"And therefore we look to Your support for the first trembling steps of this undertaking, to Your aid that it may gain strength and prosper. We look to You to give us the fellowship of that Spirit Who guided the Prophets and the Apostles, that we may take their words in the sense in which they spoke and assign its right shade of meaning to every utterance. For we shall speak of things which they preached in a mystery; of You, O God Eternal, Father of the Eternal and Only-begotten God, Who alone art without birth, and of the One Lord Jesus Christ, born of You from everlasting. We may not sever Him from You, or make Him one of a plurality of Gods, on any plea of difference of nature. We may not say that He is not begotten of You, because You are One. We must not fail to confess Him as true God, seeing that He is born of You, true God, His Father. Grant us, therefore, precision of language, soundness of argument, grace of style, loyalty to truth. Enable us to utter the things that we believe, that so we may confess, as Prophets and Apostles have taught us, You, One God our Father, and One Lord Jesus Christ, and put to silence the gainsaying of heretics, proclaiming You as God, yet not solitary, and Him as God, in no unreal sense."
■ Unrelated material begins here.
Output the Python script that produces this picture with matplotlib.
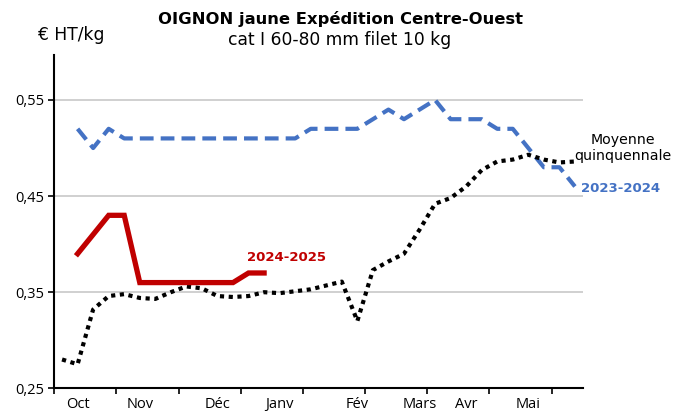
import matplotlib
matplotlib.use("Agg")
import matplotlib.pyplot as plt
import numpy as np

plt.rcParams['font.family'] = ['Open Sans', 'DejaVu Sans']

#---Data (weekly categories, Oct -> end of May)---
n_weeks = 34
moyenne = [0.280, 0.275, 0.332, 0.346, 0.348, 0.344, 0.343, 0.350, 0.356, 0.354,
           0.346, 0.345, 0.346, 0.350, 0.349, 0.351, 0.353, 0.357, 0.361, 0.320,
           0.373, 0.382, 0.390, 0.415, 0.442, 0.448, 0.460, 0.477, 0.486, 0.488,
           0.493, 0.488, 0.485, 0.486]
prix_2324 = [0.52, 0.50, 0.52, 0.51, 0.51, 0.51, 0.51, 0.51, 0.51, 0.51,
             0.51, 0.51, 0.51, 0.51, 0.51, 0.52, 0.52, 0.52, 0.52, 0.53,
             0.54, 0.53, 0.54, 0.55, 0.53, 0.53, 0.53, 0.52, 0.52, 0.50,
             0.48, 0.48, 0.46]
prix_2425 = [0.39, 0.41, 0.43, 0.43, 0.36, 0.36, 0.36, 0.36, 0.36, 0.36,
             0.36, 0.37, 0.37]
mois = ['Oct', 'Nov', 'Déc', 'Janv', 'Fév', 'Mars', 'Avr', 'Mai']
mois_pos = [1, 5, 10, 14, 19, 23, 26, 30]
yticks = [0.25, 0.35, 0.45, 0.55]

#---Figure---
fig = plt.figure(figsize=(6.76, 4.12), dpi=100)
ax = fig.add_axes([0.0803, 0.0575, 0.7817, 0.809])

x_moy = np.arange(len(moyenne))
x_23 = np.arange(1, 1 + len(prix_2324))
x_24 = np.arange(1, 1 + len(prix_2425))

ax.plot(x_moy, moyenne, color='black', linewidth=3, linestyle=(0, (1, 1.1)), zorder=3)
ax.plot(x_23, prix_2324, color='#4472C4', linewidth=3, linestyle=(0, (3.3, 1.7)), zorder=2)
ax.plot(x_24, prix_2425, color='#C00000', linewidth=3.8, solid_joinstyle='miter', zorder=4)

#---Axes---
ax.set_xlim(-0.5, n_weeks - 0.5)
ax.set_ylim(0.25, 0.5968)
ax.set_yticks(yticks)
ax.set_yticklabels([('%.2f' % v).replace('.', ',') for v in yticks], fontsize=10.5)
ax.yaxis.grid(True, color='#c8c8c8', linewidth=1.2)
ax.set_axisbelow(True)

ax.set_xticks(np.arange(-0.5, n_weeks, 4))
ax.set_xticklabels([])
ax.set_xticks(mois_pos, minor=True)
ax.set_xticklabels(mois, minor=True, fontsize=10.5)
ax.tick_params(axis='x', which='major', length=4, width=1.2, direction='out')
ax.tick_params(axis='x', which='minor', length=0, pad=6)
ax.tick_params(axis='y', length=4, width=1.2, pad=3)

for s in ['top', 'right']:
    ax.spines[s].set_visible(False)
for s in ['left', 'bottom']:
    ax.spines[s].set_linewidth(1.5)

#---Texts---
wide = ['DejaVu Sans']
fig.text(0.503, 0.955, 'OIGNON jaune Expédition Centre-Ouest', ha='center', va='center',
         fontsize=11.8, fontweight='bold', family=wide)
fig.text(0.503, 0.902, 'cat I 60-80 mm filet 10 kg', ha='center', va='center',
         fontsize=12.3, family=wide)
fig.text(0.056, 0.915, '€ HT/kg', ha='left', va='center', fontsize=12.3, family=wide)

ax.text(11.9, 0.386, '2024-2025', color='#C00000', fontsize=9.5, fontweight='bold',
        ha='left', va='center', family=wide)
ax.text(33.4, 0.4584, '2023-2024', color='#4472C4', fontsize=9.5, fontweight='bold',
        ha='left', va='center', clip_on=False, family=wide)
ax.text(36.1, 0.5, 'Moyenne\nquinquennale', color='black', fontsize=10.2,
        ha='center', va='center', linespacing=1.2, clip_on=False, family=wide)

fig.savefig('out.png', dpi=100)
~St. Hilary of Poitiers: On the Trinity, 1:37-38.
St. Hilary of Poitiers (c. 300 – c. 368), an early Church Father, was one of the greatest theologians during a very troubled period of the Church. St. Hilary defended the divinity of Christ and strongly opposed the Arian heresy. He was ordained Bishop of Poitiers in Roman Gaul and was known as a brilliant scholar with a humble gentleness. St. Hilary created the first hymns used by the Church in the West; introduced Eastern theology to the Western Church, and proclaimed a Doctor of the Church in 1851 by Pope Pius IX.